### [Set exercise]
Report only how many lines of the entries below contain the string "that".

□ □ □ □ □

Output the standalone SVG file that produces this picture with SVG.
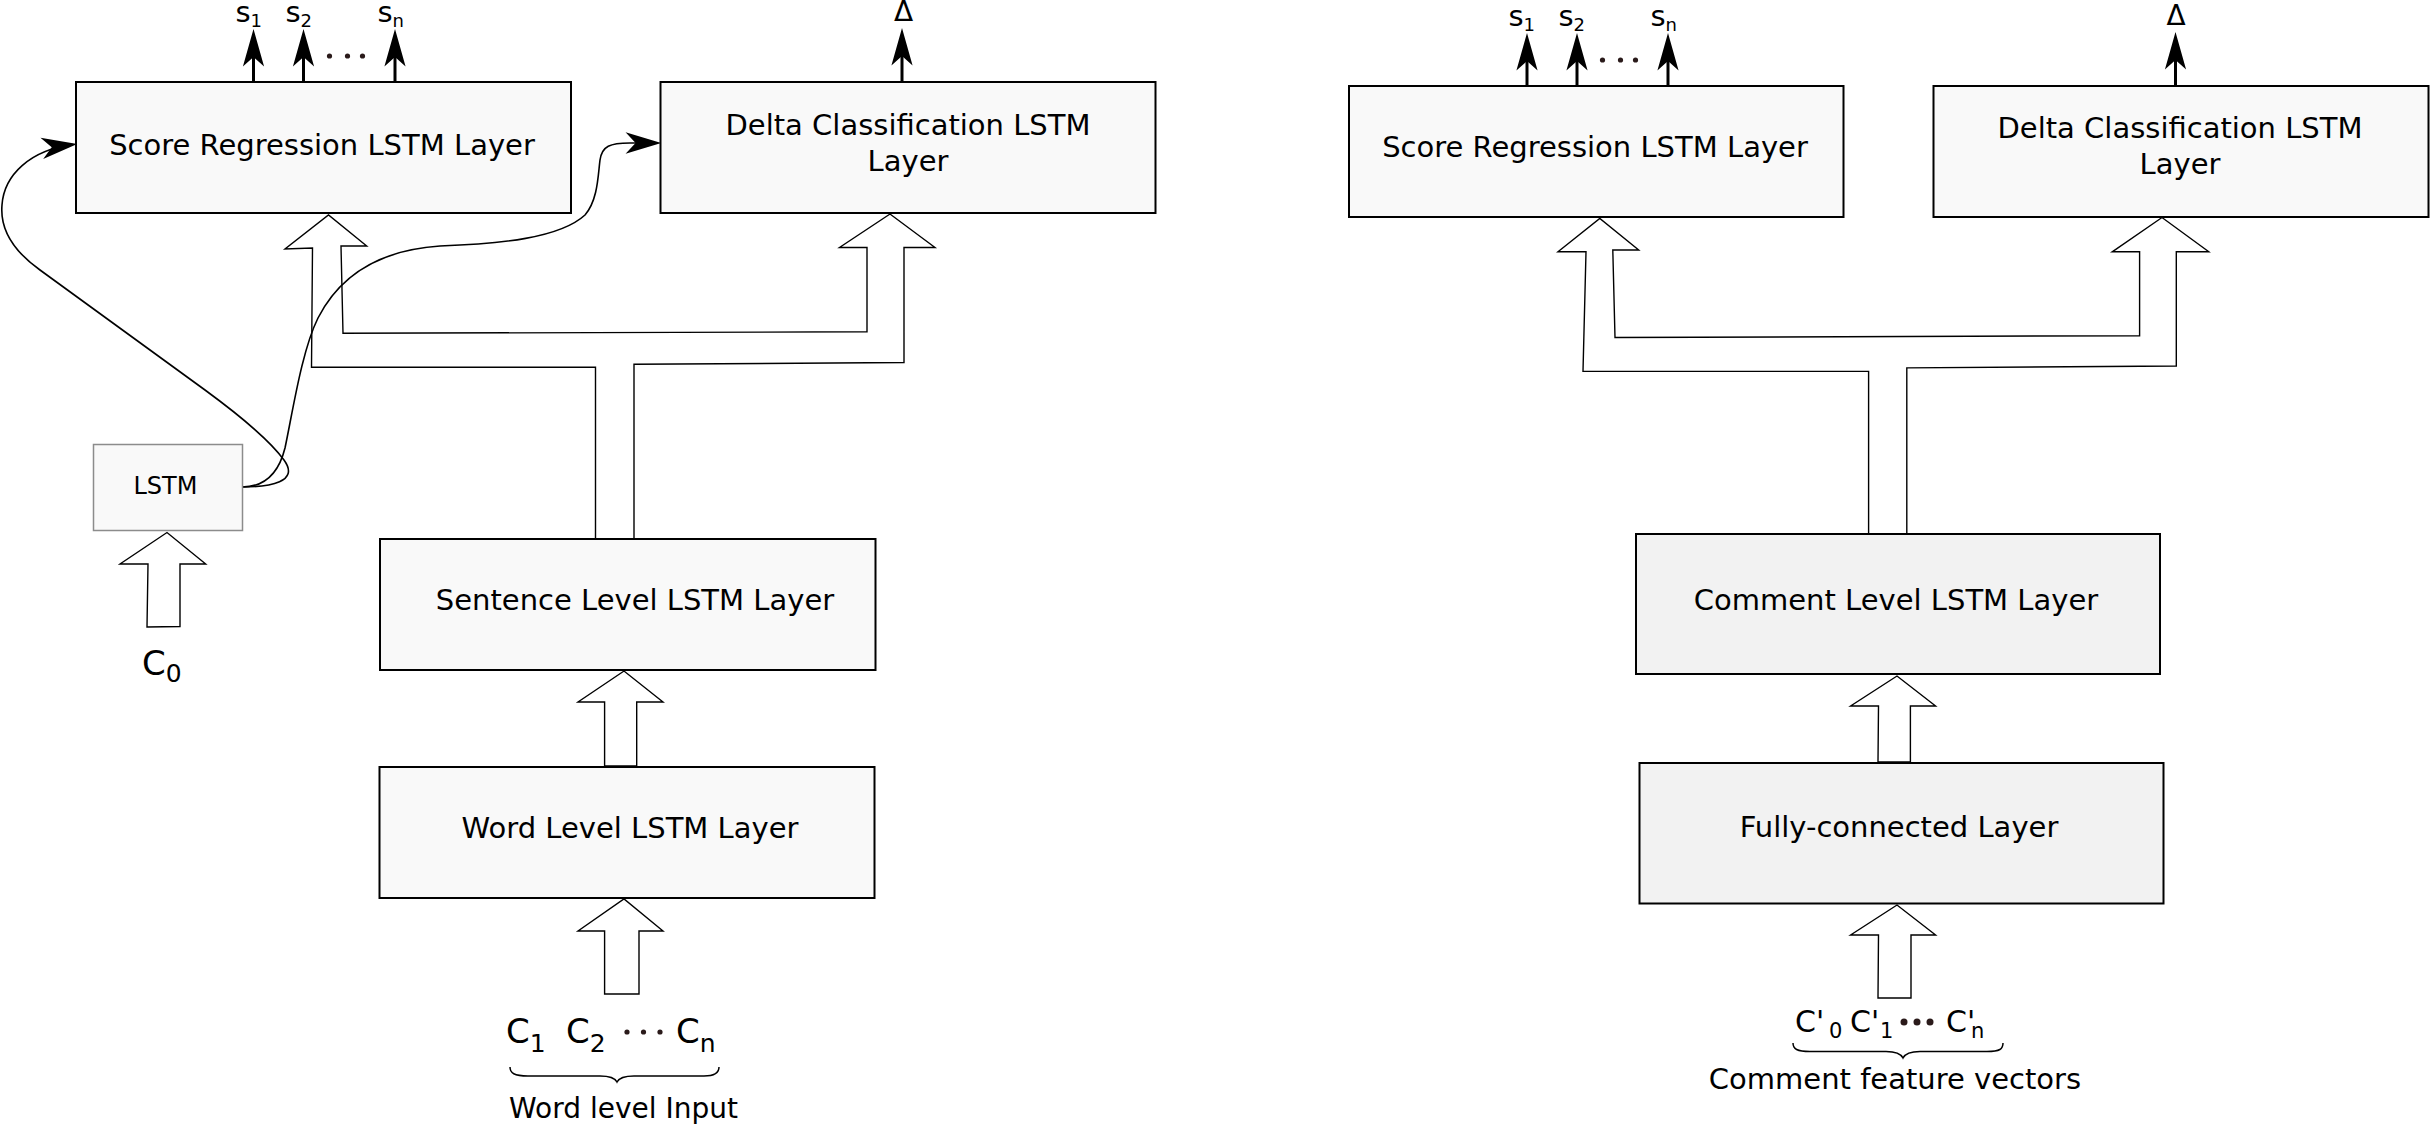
<svg xmlns="http://www.w3.org/2000/svg" width="2430" height="1128" viewBox="0 0 2430 1128">
<style>
.box{fill:#f9f9f9;stroke:#000;stroke-width:2}
.box2{fill:#f2f2f2;stroke:#000;stroke-width:2}
.sbox{fill:#f9f9f9;stroke:#8c8c8c;stroke-width:1.5}
.blk{fill:#fff;stroke:#000;stroke-width:1.4;stroke-linejoin:miter}
.out{fill:none;stroke:#000;stroke-width:3}
.crv{fill:none;stroke:#000;stroke-width:1.6}
.brace{fill:none;stroke:#000;stroke-width:1.5}
.t{font-family:"DejaVu Sans","Liberation Sans",sans-serif;font-size:29px;fill:#000}
.tc{text-anchor:middle}
.lbl{font-family:"DejaVu Sans","Liberation Sans",sans-serif;font-size:28px;fill:#000}
.sl{font-family:"DejaVu Sans","Liberation Sans",sans-serif;font-size:29px;fill:#000}
.sub{font-size:18px}
.big{font-family:"DejaVu Sans","Liberation Sans",sans-serif;font-size:34px;fill:#000}
.bsub{font-size:25px}
.mid{font-family:"DejaVu Sans","Liberation Sans",sans-serif;font-size:30px;fill:#000}
.msub{font-size:21px}
.dot{fill:#2a1a1a}
</style>
<defs>
<marker id="hThick" markerUnits="userSpaceOnUse" markerWidth="40" markerHeight="30" viewBox="-20 -10 34 20" refX="0" refY="0" orient="auto" overflow="visible">
<path d="M12,0 L-20,-9 L-12,0 L-20,9 Z" fill="#000"/>
</marker>
<marker id="hThin" markerUnits="userSpaceOnUse" markerWidth="40" markerHeight="30" viewBox="-24 -8 28 16" refX="0" refY="0" orient="auto" overflow="visible">
<path d="M3,0 L-22,-7.5 L-15,0 L-22,7.5 Z" fill="#000"/>
</marker>
</defs>
<rect width="2430" height="1128" fill="#fff"/>

<g id="connectors">
<!-- left network block arrows -->
<path class="blk" d="M595.5,539 L595.5,367.3 L311.5,367.3 L312.5,248 L285,249 L328.5,215 L366.7,246 L341,246 L343,333.3 L867,331.8 L867,247.5 L839.5,247.5 L890,214 L935,247.5 L904,247.5 L904,362.5 L634,364.3 L634,539"/>
<path class="blk" d="M604.6,766 L604.6,702 L578,702 L624,671 L663,702 L636.7,702 L636.7,766 Z"/>
<path class="blk" d="M604.6,994 L604.6,931 L578,931 L624,899 L663,931 L639,931 L639,994 Z"/>
<path class="blk" d="M147,627 L148,564 L120,564 L167,532.5 L205.7,564 L180,564 L180,626.5 Z"/>
<!-- left outputs -->
<line class="out" x1="253.5" y1="82" x2="253.5" y2="43" marker-end="url(#hThick)"/>
<line class="out" x1="303.5" y1="82" x2="303.5" y2="43" marker-end="url(#hThick)"/>
<line class="out" x1="395" y1="82" x2="395" y2="43" marker-end="url(#hThick)"/>
<line class="out" x1="902" y1="82" x2="902" y2="42" marker-end="url(#hThick)"/>
<!-- LSTM feedback curves -->
<path class="crv" d="M242,487 C270,487 300,482 284,460 C268,438 235,412 205,390 L40,270 C12,250 0,228 2,205 C4,175 30,150 73,144.5" marker-end="url(#hThin)"/>
<path class="crv" d="M242,487 C266,487 279,472 285,448 C293,410 302,350 318,318 C340,275 380,250 440,246 C500,244 560,238 585,215 C598,200 598,175 600,160 C602,146 610,143 630,143 L657,143" marker-end="url(#hThin)"/>
<!-- right network block arrows -->
<path class="blk" d="M1868.6,533.5 L1868.6,371.4 L1583,371.4 L1586,251.8 L1558,251.8 L1599.8,218.5 L1638.7,250 L1612.8,250 L1615,337.5 L2139.6,335.7 L2139.6,251.8 L2112.2,251.8 L2162,217.5 L2208.8,251.8 L2176.3,251.8 L2176.3,366 L1906.8,367.9 L1906.8,533.5"/>
<path class="blk" d="M1878,762 L1878.5,706 L1850.6,706 L1897,676 L1935.6,706 L1910.4,706 L1910.4,762 Z"/>
<path class="blk" d="M1878,998 L1878.5,935 L1850.6,935 L1897,905 L1935.6,935 L1911,935 L1911,998 Z"/>
<!-- right outputs -->
<line class="out" x1="1527" y1="86" x2="1527" y2="47" marker-end="url(#hThick)"/>
<line class="out" x1="1577" y1="86" x2="1577" y2="47" marker-end="url(#hThick)"/>
<line class="out" x1="1668" y1="86" x2="1668" y2="47" marker-end="url(#hThick)"/>
<line class="out" x1="2175.5" y1="86" x2="2175.5" y2="46" marker-end="url(#hThick)"/>
</g>

<g id="node-score-left">
<rect class="box" x="76" y="82" width="495" height="131"/>
<text class="t tc" x="322" y="155">Score Regression LSTM Layer</text>
</g>
<g id="node-delta-left">
<rect class="box" x="660.5" y="82" width="495" height="131"/>
<text class="t tc" x="908" y="135">Delta Classification LSTM</text>
<text class="t tc" x="908" y="170.5">Layer</text>
</g>
<g id="node-lstm">
<rect class="sbox" x="93.5" y="444.5" width="149" height="86"/>
<text class="lbl tc" x="165.5" y="494" style="font-size:24px">LSTM</text>
</g>
<g id="node-sentence">
<rect class="box" x="380" y="539" width="495.5" height="131"/>
<text class="t tc" x="635" y="610">Sentence Level LSTM Layer</text>
</g>
<g id="node-word">
<rect class="box" x="379.5" y="767" width="495" height="131"/>
<text class="t tc" x="630" y="838">Word Level LSTM Layer</text>
</g>
<g id="node-score-right">
<rect class="box" x="1349" y="86" width="494.5" height="131"/>
<text class="t tc" x="1595" y="157">Score Regression LSTM Layer</text>
</g>
<g id="node-delta-right">
<rect class="box" x="1933.5" y="86" width="495" height="131"/>
<text class="t tc" x="2180" y="138">Delta Classification LSTM</text>
<text class="t tc" x="2180" y="174">Layer</text>
</g>
<g id="node-comment">
<rect class="box2" x="1636" y="534" width="524" height="140"/>
<text class="t tc" x="1896" y="610">Comment Level LSTM Layer</text>
</g>
<g id="node-fc">
<rect class="box2" x="1639.5" y="763" width="524" height="140.5"/>
<text class="t tc" x="1899" y="837">Fully-connected Layer</text>
</g>

<g id="labels-left">
<text class="sl" x="235.5" y="22">s<tspan class="sub" y="27">1</tspan></text>
<text class="sl" x="285.5" y="22">s<tspan class="sub" y="27">2</tspan></text>
<text class="sl" x="377.5" y="22">s<tspan class="sub" y="27">n</tspan></text>
<circle class="dot" cx="329.5" cy="56" r="2.6"/>
<circle class="dot" cx="347.5" cy="56" r="2.6"/>
<circle class="dot" cx="362.5" cy="56" r="2.6"/>
<text class="lbl tc" x="903.5" y="21">Δ</text>
<text class="big" x="142" y="675">C<tspan class="bsub" y="681.5">0</tspan></text>
<text class="big" x="506" y="1043">C<tspan class="bsub" y="1051.5">1</tspan></text>
<text class="big" x="566" y="1043">C<tspan class="bsub" y="1051.5">2</tspan></text>
<circle class="dot" cx="627" cy="1032" r="2.6"/>
<circle class="dot" cx="643.5" cy="1032" r="2.6"/>
<circle class="dot" cx="660" cy="1032" r="2.6"/>
<text class="big" x="676" y="1043">C<tspan class="bsub" y="1051.5">n</tspan></text>
<path class="brace" d="M510,1067 C510,1073 514,1076 528,1076 L600,1076 C610,1076 615,1078 617,1082 C619,1078 624,1076 634,1076 L704,1076 C715,1076 719,1073 719,1067"/>
<text class="lbl tc" x="623.5" y="1118">Word level Input</text>
</g>

<g id="labels-right">
<text class="sl" x="1508.5" y="26">s<tspan class="sub" y="31">1</tspan></text>
<text class="sl" x="1558.5" y="26">s<tspan class="sub" y="31">2</tspan></text>
<text class="sl" x="1650.5" y="26">s<tspan class="sub" y="31">n</tspan></text>
<circle class="dot" cx="1602.5" cy="60" r="2.6"/>
<circle class="dot" cx="1620.5" cy="60" r="2.6"/>
<circle class="dot" cx="1635.5" cy="60" r="2.6"/>
<text class="lbl tc" x="2176" y="25">Δ</text>
<text class="mid" x="1795" y="1031.5">C'<tspan class="msub" x="1829" y="1038">0</tspan></text>
<text class="mid" x="1850" y="1031.5">C'<tspan class="msub" x="1880" y="1038">1</tspan></text>
<circle class="dot" cx="1904" cy="1022" r="3.5"/>
<circle class="dot" cx="1917" cy="1022" r="3.5"/>
<circle class="dot" cx="1930" cy="1022" r="3.5"/>
<text class="mid" x="1946" y="1031.5">C'<tspan class="msub" x="1971" y="1038">n</tspan></text>
<path class="brace" d="M1793,1043 C1793,1049 1797,1051.5 1810,1051.5 L1886,1051.5 C1896,1051.5 1901,1054 1903,1058 C1905,1054 1910,1051.5 1920,1051.5 L1987,1051.5 C2000,1051.5 2003,1049 2003,1043"/>
<text class="lbl tc" x="1895" y="1089" style="font-size:29px">Comment feature vectors</text>
</g>
</svg>
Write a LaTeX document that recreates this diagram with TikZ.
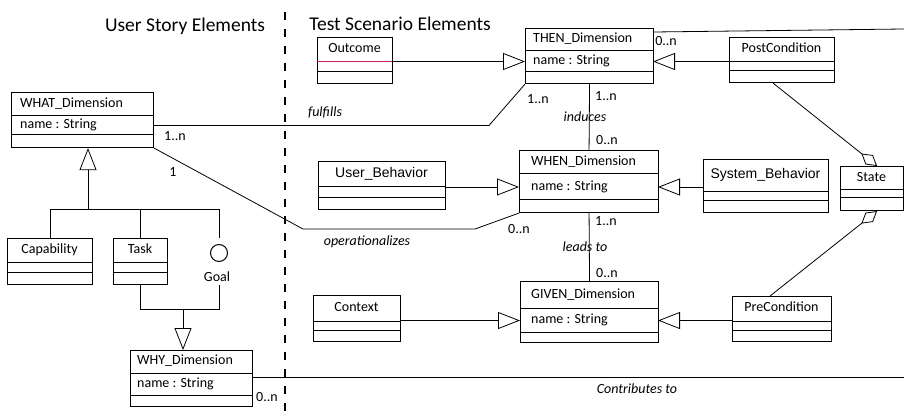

□ □ □ □ □

### [Exercise result]
2